To readers of the following quotation, the happenings referred to therein might strike a chord as they recognise the similarity to current world events:

“Throughout the 1920s the bankers of the City of London had pursued the profitable but dangerous policy of borrowing short and lending long – and moreoverlending overseas rather than in Britain. It meant that they were highly vulnerable in the event of depositors trying to withdraw their cash, and that the only means then open to them of averting collapse would be to seek government assistance. The necessary implication that if the government were expected to act as ultimate guarantor it should also be allowed to influence in shaping banking policy had not been grasped. The bankers, notably Montague Norman of the Bank of England, worked as an independent power; it was they who made the demands on the government rather than vice-versa...” (Colin Cross – “Philip Snowden”)

The time was late 1929. As has happened in 2008 and again now in 2011, investors in the autumn of 1929 were in a critical nervous mood. On Monday, October 29, the real disaster began in Wall Street. It was a devastating day in the history of the New York stock exchange. The previous days and weeks had been highly jittery. On Monday selling started at once and in huge volumes. The New York Times industrial averages were down 43 points.

By the end of the day trading members were near collapse physically, mentally and financially. The slaughter was widespread and indiscriminate, from the innocent speculators to hugely wealthy people, not excluding also professional traders. The effects of the Wall Street Crash spread quickly first to Europe and then to the rest of the world as there did not exist then the international machinery or understanding as to how to deal with these highly volatile situations.

The great historian A.J.P. Taylor gave his own personal views as to what were the effects of the 1929 financial crisis as a prelude to World War II.

“The British government feared to offend economic principles even more than to offend Hitler. The secret of Pandora’s box which Schacht (Hitler’s first finance minister and an economic wizard) had opened in Germany and which the American New Deal has also revealed was still unknown to them. Wedded to stable prices and a stable pound, they regarded increased public spending as a great evil, excusable only in the event of actual war, and even then lamentable. They had no inkling that public spending on anything, even on armaments, brought with it increased prosperity. Like nearly all contemporary economists, except of course J.M. Keynes, they still treated public finances as though it were the finances of a private individual.” (A.J.P. Taylor – The Origins of the Second World War)

Today the world is facing similar situations. The constant nervousness of the financial markets and the indecisiveness of governments as to what solutions to adopt bode badly for the world. While governments dither and discuss and find temporary solutions that only give a short respite, the markets remain volatile and unpredictable.

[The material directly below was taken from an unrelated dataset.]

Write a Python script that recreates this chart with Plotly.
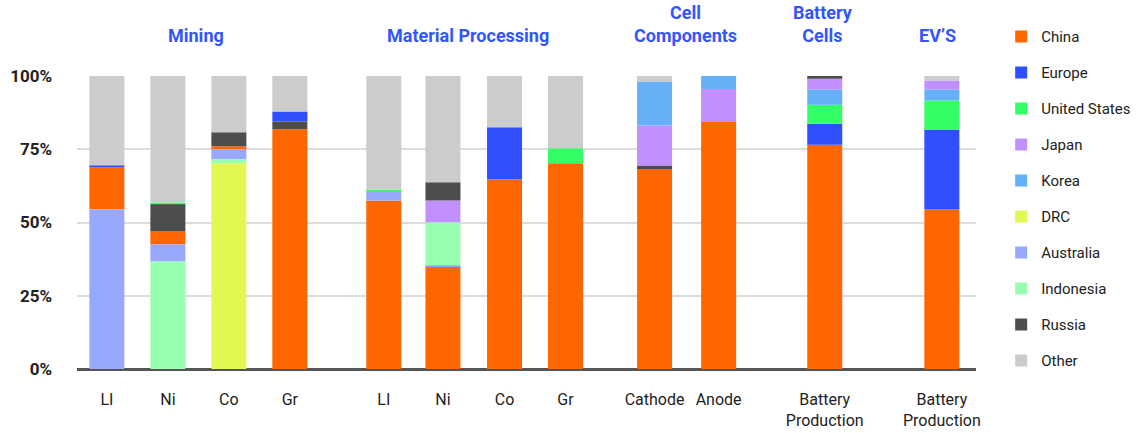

The euro is especially vulner-able. With political leaders continuously defending their patch and looking over their shoulders as to the political impact of their decisions in their own countries, the situation of the euro will remain unstable. In these circumstances the euro seriously risks its own demise.

There is already talk of the small countries (Greece, Portugal and Ireland) going their own way with even hints at the far-fetched possibility of their eventually quitting the eurozone to avoid the stranglehold imposed on them by the too-stringent conditions linked to their bailouts. The extreme austerity programmes forced upon these countries would be like a vice-like grip on their economies that historian A.J.P. Taylor warned against in the quote mentioned earlier.

Germany and France, the AAA rating members in the eurozone (so far), rightly fear the collapse of the whole system if Italy and Spain default. Those who know these countries well are not so convinced that they will live up to their commitments under the austerity programmes adopted by their own Parliaments after much haggling. Both Italy and Spain are large economies in Europe and the world and their failure would send the euro spiralling out of control. To make matters worse, procrastination and indecision have, so far, been the hallmarks of the eurozone policy-makers.

These are the very same elements that had brought about the financial crisis of 1929 and the consequent collapse of the world economies. In these circumstances, the only viable decision of immediate importance to Europe is that governments of the eurozone, for once, should forget their own home political agenda, cooperate closely with one another to establish long-term policies intended to solve the crisis once and for all, and, most importantly and of an immediate nature, agree on a eurobond regime that is currently being mooted by renowned economists as the best solution for the eurozone to live up to its high expectations in the short and long terms.